La plus secrète mémoire des hommes : Le succès de Mohamed Mbougar Sarr 

Depuis le 3 novembre, le jeune Sénégalais Mohamed Mbougar Sarr multiplie les interventions médiatiques et les conférences. Le lauréat 2021 du 119e prix Goncourt fait couler beaucoup d’encre depuis le couronnement de son quatrième livre “La plus secrète mémoire des hommes” : Une (en)quête qui traverse les continents, les époques, qui mêle et démêle les destins.  

Sur les traces du poète disparu 

Une histoire qu’il est à la fois impossible de raconter, d’oublier, de taire”. C’est en ces mots que Diègane Latyr Faye, jeune Sénégalais installé à Paris qui se rêve écrivain, décrit le livre de l‘auteur qui l’obsède. T.C Elimane, autre écrivain Sénégalais autrement surnommé le “Rimbaud Nègre” par la critique Française, est l’auteur d’une œuvre introuvable et publiée en 1938, “Le labyrinthe de l’inhumain”, qui le fera connaître, puis disparaître. Commence alors une quête, sur les traces de l’auteur disparu, oublié, sur “les raisons d’un exil choisi et radical”. 

Mohamed Mbougar Sarr mêle fiction et réalité. A travers la figure de T.C Elimane, il fait renaître la mémoire de Yambo Ouologuem, écrivain Malien dont l’œuvre polémique, “Le devoir de violence”, fut couronnée par la critique littéraire en 1938. Accusé de plagiat, l’auteur, qui portait un regard critique sur les sociétés africaines précoloniales, disparaitra de la vie publique, jusqu’à sa mort, en octobre 2017.  
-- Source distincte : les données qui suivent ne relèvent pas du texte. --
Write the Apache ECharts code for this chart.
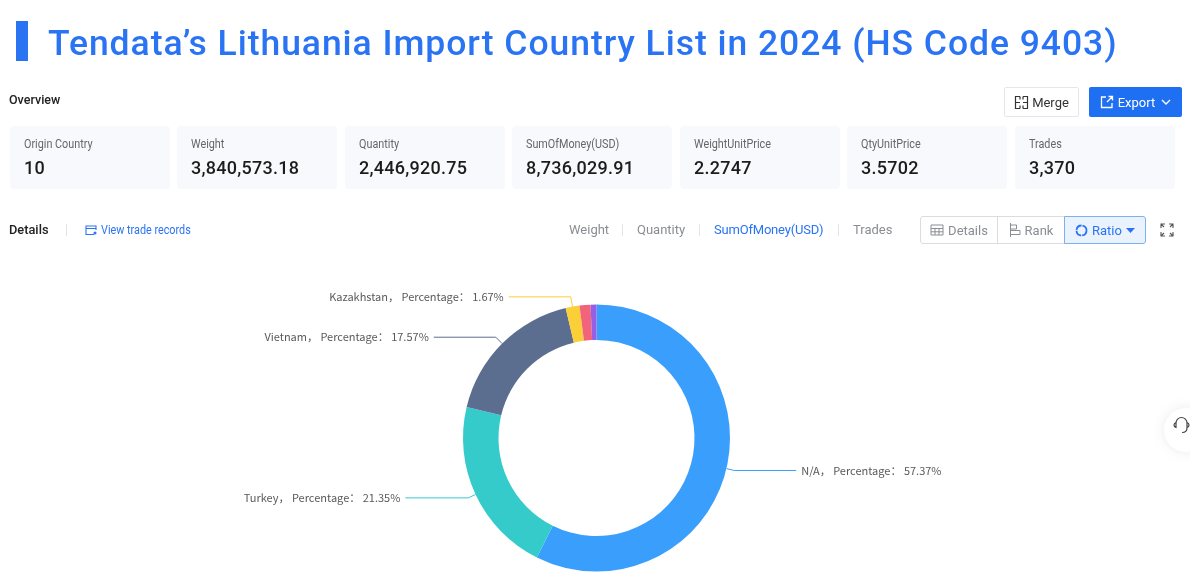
<!DOCTYPE html>
<html>
<head>
<meta charset="utf-8">
<title>Tendata's Lithuania Import Country List in 2024</title>
<script src="https://cdn.jsdelivr.net/npm/echarts@6/dist/echarts.min.js"></script>
<style>
  html, body { margin: 0; padding: 0; background: #fff; width: 1190px; height: 580px; overflow: hidden; }
  body { position: relative; font-family: Roboto, sans-serif; color: #222; }
  #chart { position: absolute; left: 0; top: 0; width: 1190px; height: 580px; }
  .abs { position: absolute; white-space: nowrap; }
  .bar { left: 16px; top: 21px; width: 12px; height: 40px; background: #2a74f4; }
  .title { left: 48px; top: 21px; font: 500 35.5px/44px Roboto, sans-serif; letter-spacing: .95px; color: #2a74f4; }
  .head { font-size: 12.5px; line-height: 16px; font-weight: 500; color: #222; }
  .card { top: 126px; height: 63px; background: #f8f9fc; border-radius: 4px; }
  .card .k { position: absolute; left: 14px; top: 10px; font-size: 12px; line-height: 16px; color: #666; transform: scaleX(.9); transform-origin: left center; }
  .card .v { position: absolute; left: 14px; top: 30px; font-size: 18px; line-height: 24px; font-weight: 500; letter-spacing: .25px; color: #1c1c1c; }
  .btn { box-sizing: border-box; display: flex; align-items: center; justify-content: center; font-size: 13px; border-radius: 2px; }
  .merge { left: 1004px; top: 87px; width: 75px; height: 30px; border: 1px solid #e4e6ea; color: #333; }
  .export { left: 1089px; top: 87px; width: 93px; height: 30px; background: #1f6ff2; color: #fff; }
  .tab { top: 222px; font-size: 13px; line-height: 16px; color: #8a8d93; }
  .tab.on { color: #2a74f4; letter-spacing: -.2px; }
  .sep { top: 224px; width: 1px; height: 12px; background: #e2e4e8; }
  .seg { box-sizing: border-box; top: 216px; height: 28px; border: 1px solid #d9dce1; display: flex; align-items: center; justify-content: center; gap: 4px; font-size: 13px; color: #8a8d93; background: #fff; }
  .seg.on { border-color: #7fb0ee; background: #eaf3fd; color: #2a74f4; border-radius: 0 3px 3px 0; }
  svg { display: block; }
</style>
</head>
<body>
<div id="chart"></div>
<div class="abs bar"></div>
<div class="abs title">Tendata’s Lithuania Import Country List in 2024 (HS Code 9403)</div>
<div class="abs head" style="left:9px;top:92px">Overview</div>
<div class="abs btn merge">
  <svg width="15" height="15" viewBox="0 0 15 15" fill="none" stroke="#333" stroke-width="1.2" style="margin-right:3px"><path d="M6 1.5H1.5v12H6M9 1.5h4.500v12H9M1.500 7.500H6M9 7.500h4.500M6 1.500v3M6 10.500v3M9 1.500v3M9 10.500v3"/></svg>Merge
</div>
<div class="abs btn export">
  <svg width="14" height="14" viewBox="0 0 14 14" fill="none" stroke="#fff" stroke-width="1.300" style="margin-right:4px"><path d="M6 2H1.500v10.500H12V8M7 7l5.500-5.500M8.500 1.500h4v4"/></svg>Export
  <svg width="10" height="6" viewBox="0 0 10 6" fill="none" stroke="#fff" stroke-width="1.300" style="margin-left:6px"><path d="M1 1l4 4 4-4"/></svg>
</div>
<div id="cards"></div>
<div class="abs head" style="left:9px;top:222px;font-size:12.8px">Details</div>
<div class="abs sep" style="left:66px"></div>
<svg class="abs" style="left:85px;top:224px" width="12" height="12" viewBox="0 0 12 12" fill="none" stroke="#2a74f4" stroke-width="1.100"><path d="M11 6V2H1v8.500h8M1 4.500h10"/><circle cx="10" cy="9" r="1" fill="#2a74f4"/></svg>
<div class="abs" style="left:101px;top:222px;font-size:12px;line-height:16px;color:#2a74f4;transform:scaleX(.9);transform-origin:left center">View trade records</div>
<div id="tabs"></div>
<div class="abs seg" style="left:920px;width:78px;border-radius:3px 0 0 3px">
  <svg width="14" height="12" viewBox="0 0 14 12" fill="none" stroke="#8a8d93" stroke-width="1"><path d="M1 1h12v10H1zM1 4.500h12M1 7.800h12M5 4.500V11M9 4.500V11"/></svg>Details
</div>
<div class="abs seg" style="left:997px;width:68px">
  <svg width="12" height="14" viewBox="0 0 12 14" fill="none" stroke="#8a8d93" stroke-width="1"><path d="M1.500 0v14M1.500 2h6v4h-6M1.500 7.500h9.500v4h-9.500"/></svg>Rank
</div>
<div class="abs seg on" style="left:1064px;width:82px">
  <svg width="13" height="13" viewBox="0 0 13 13" fill="none" stroke="#2a74f4" stroke-width="1.800"><circle cx="6.500" cy="6.500" r="5" stroke-dasharray="7 1"/></svg>Ratio
  <svg width="9" height="5" viewBox="0 0 9 5" fill="#2a74f4"><path d="M0 0h9L4.500 5z"/></svg>
</div>
<svg class="abs" style="left:1160px;top:223px" width="14" height="14" viewBox="0 0 14 14" fill="none" stroke="#555" stroke-width="1.100"><path d="M1 5V1h4M9 1h4v4M13 9v4H9M5 13H1V9M1 1l3 3M13 1l-3 3M13 13l-3-3M1 13l3-3"/></svg>
<div class="abs" style="left:1164px;top:408px;width:44px;height:44px;border-radius:22px;background:#fff;box-shadow:0 0 12px rgba(120,130,160,.16)"></div>
<svg class="abs" style="left:1173px;top:416px" width="17" height="20" viewBox="0 0 17 20" fill="none" stroke="#444" stroke-width="1.200"><path d="M3 9V7a5.500 5.500 0 0 1 11 0v2M3 6.500C1.500 7 1 8 1 9s.5 2 2 2.500zM14 6.500c1.500.5 2 1.500 2 2.500s-.5 2-2 2.500zM14 12c0 3-2 4.500-5 4.500"/></svg>

<script>
// Summary figures
const cardLabels = ['Origin Country', 'Weight', 'Quantity', 'SumOfMoney(USD)', 'WeightUnitPrice', 'QtyUnitPrice', 'Trades'];
const cardValues = ['10', '3,840,573.18', '2,446,920.75', '8,736,029.91', '2.2747', '3.5702', '3,370'];
const cardLefts = [10, 177, 345, 512, 680, 847, 1015];

// Metric switcher
const tabNames = ['Weight', 'Quantity', 'SumOfMoney(USD)', 'Trades'];
const tabLefts = [569, 637, 714, 853];
const sepLefts = [622, 699, 838];

// Import share by origin country, in percent
const countries = ['N/A', 'Turkey', 'Vietnam', 'Kazakhstan', 'Other A', 'Other B'];
const shares = [57.37, 21.35, 17.57, 1.67, 1.33, 0.71];
const sliceColors = ['#3a9efd', '#36cbcb', '#5b6e90', '#fbcf37', '#f2647c', '#975fe4'];
const labelled = [true, true, true, true, false, false];
const leaderFirst = [8, 8, 9, 10, 0, 0];
const leaderSecond = [62, 63, 62, 62, 0, 0];

document.getElementById('cards').innerHTML = cardLabels.map((k, i) =>
  `<div class="abs card" style="left:${cardLefts[i]}px;width:160px"><div class="k">${k}</div><div class="v">${cardValues[i]}</div></div>`
).join('');
document.getElementById('tabs').innerHTML =
  tabNames.map((t, i) => `<div class="abs tab${i === 2 ? ' on' : ''}" style="left:${tabLefts[i]}px">${t}</div>`).join('') +
  sepLefts.map(x => `<div class="abs sep" style="left:${x}px"></div>`).join('');

const chart = echarts.init(document.getElementById('chart'), null, { renderer: 'canvas' });
chart.setOption({
  animation: false,
  series: [{
    type: 'pie',
    center: [596.5, 438],
    radius: [98, 133.5],
    startAngle: 90,
    clockwise: true,
    avoidLabelOverlap: false,
    label: {
      fontFamily: '"Noto Sans CJK SC", sans-serif',
      fontSize: 11,
      color: '#595959',
      distanceToLabelLine: 5,
      formatter: p => `${p.name}， Percentage： ${p.value.toFixed(2)}%`
    },
    data: countries.map((name, i) => ({
      name,
      value: shares[i],
      itemStyle: { color: sliceColors[i] },
      label: { show: labelled[i] },
      labelLine: { show: labelled[i], length: leaderFirst[i], length2: leaderSecond[i], lineStyle: { width: 1 } }
    }))
  }]
});
</script>
</body>
</html>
A travers Diègane, son double littéraire donc, Mohamed Mbougar Sarr nous entraîne sur la trajectoire du mystérieux T.C Elimane. Des colonies africaines, au Buenos Aires des années 1950, en passant par le Paris de l’Occupation, le lecteur voyage au gré des évènements du vingtième siècle et des pas de T.C Elimane. Le récit polymorphe fait intervenir plusieurs personnages dont les discours s’imbriquent, reconstituant peu à peu le labyrinthe qu’est la vie de l’auteur recherché. 

Entre les lignes, une quête d’identité 

Un grand livre n’a pas de sujet et ne parle de rien, il cherche seulement à dire ou découvrir quelque chose “, écrit Mohamed Mbougar Sarr. Llabyrinthe de l’inhumain, c’est avant tout une quête, qui s’étend bien au-delà de la quête de l’homme disparu.  
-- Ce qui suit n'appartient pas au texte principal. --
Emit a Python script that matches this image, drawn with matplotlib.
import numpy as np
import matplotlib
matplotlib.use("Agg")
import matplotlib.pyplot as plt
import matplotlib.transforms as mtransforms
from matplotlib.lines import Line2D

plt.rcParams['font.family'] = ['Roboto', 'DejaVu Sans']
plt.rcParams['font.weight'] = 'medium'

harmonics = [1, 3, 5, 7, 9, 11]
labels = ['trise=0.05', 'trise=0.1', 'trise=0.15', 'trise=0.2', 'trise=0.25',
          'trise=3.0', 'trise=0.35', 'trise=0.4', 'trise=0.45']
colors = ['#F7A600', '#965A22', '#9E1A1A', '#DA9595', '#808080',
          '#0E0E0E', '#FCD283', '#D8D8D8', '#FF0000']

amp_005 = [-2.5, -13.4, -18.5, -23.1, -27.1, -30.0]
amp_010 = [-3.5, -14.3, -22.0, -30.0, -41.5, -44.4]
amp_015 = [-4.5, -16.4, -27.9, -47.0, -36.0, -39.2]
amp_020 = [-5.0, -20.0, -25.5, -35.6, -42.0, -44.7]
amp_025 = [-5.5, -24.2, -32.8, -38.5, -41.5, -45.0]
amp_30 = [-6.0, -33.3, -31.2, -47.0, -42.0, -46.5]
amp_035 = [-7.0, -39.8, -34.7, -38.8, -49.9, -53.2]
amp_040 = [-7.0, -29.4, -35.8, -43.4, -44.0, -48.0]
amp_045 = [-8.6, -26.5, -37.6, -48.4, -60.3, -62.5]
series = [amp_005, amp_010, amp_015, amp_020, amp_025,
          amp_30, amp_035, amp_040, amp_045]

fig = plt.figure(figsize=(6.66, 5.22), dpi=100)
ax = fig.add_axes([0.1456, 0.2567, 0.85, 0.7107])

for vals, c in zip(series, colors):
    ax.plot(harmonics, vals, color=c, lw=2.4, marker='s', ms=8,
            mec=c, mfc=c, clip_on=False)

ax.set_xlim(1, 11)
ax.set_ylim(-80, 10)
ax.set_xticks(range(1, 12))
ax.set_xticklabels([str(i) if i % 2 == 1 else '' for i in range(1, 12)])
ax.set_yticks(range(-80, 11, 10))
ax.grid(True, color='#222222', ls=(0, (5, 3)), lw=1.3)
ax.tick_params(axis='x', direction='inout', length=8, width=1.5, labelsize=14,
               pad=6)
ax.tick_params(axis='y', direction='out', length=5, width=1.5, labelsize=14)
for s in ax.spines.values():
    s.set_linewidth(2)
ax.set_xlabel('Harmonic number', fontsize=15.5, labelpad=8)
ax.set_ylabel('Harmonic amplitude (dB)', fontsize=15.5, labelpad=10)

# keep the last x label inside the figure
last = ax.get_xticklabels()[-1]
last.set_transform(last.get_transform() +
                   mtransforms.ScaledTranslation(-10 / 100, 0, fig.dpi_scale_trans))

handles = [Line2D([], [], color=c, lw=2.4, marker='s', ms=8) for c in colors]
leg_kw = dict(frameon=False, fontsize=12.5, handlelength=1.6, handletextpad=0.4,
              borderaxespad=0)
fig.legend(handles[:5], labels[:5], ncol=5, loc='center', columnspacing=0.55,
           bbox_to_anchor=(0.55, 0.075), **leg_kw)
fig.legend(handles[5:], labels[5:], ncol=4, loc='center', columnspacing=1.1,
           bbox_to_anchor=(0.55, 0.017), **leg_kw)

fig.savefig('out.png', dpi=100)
C’est une quête de questions, de réponses, une quête de sens, de vérité et d’identité : Qui est-on hors de chez soi ? Quel rapport la France entretient-elle avec ses anciennes colonies d’Afrique ? Il y est aussi et surtout question de littérature : Quelle est la place des auteurs Africains sur la scène littéraire aujourd’hui ? Qu’est-ce qu’un grand livre ? Quel est le rôle de la littérature dans nos vies ? Quelles en sont ses limites ? Peut-elle nous aider à vivre ? “Nous ne pensions pas du tout que la littérature sauverait le monde ; nous pensions en revanche qu’elle était le seul moyen de ne pas s’en sauver” écrit l’auteur. Ecrire pour trouver quelque chose, sur soi, sur les autres, sur le monde. Ecrire pour chercher des réponses et poser des questions. C’est en face de notre condition commune, d’Homme avec un grand H, que l’auteur nous place.  

 L’une des voix du roman déclare qu’“Elimane a trouvé dans la littérature son pays réel, peut être le seul”. Comme lui, Mohamed Mbougar Sarr voit dans la littérature un espace qui transcende les origines, les couleurs, qui ne fait aucun reproche : L’écriture comme troisième continent pour l’auteur, à la croisée de deux cultures. 

Premier écrivain d’Afrique Subsaharienne qui remporte le prix Goncourt, Mohamed Mbougar Sarr espère que son succès ne fera pas preuve d’exception. Que ce soient les romans, comme lieux de connaissances, qui soient couronnés, car la lutte permanente pour une relation apaisée entre la France et l’Afrique se joue aussi dans la littérature.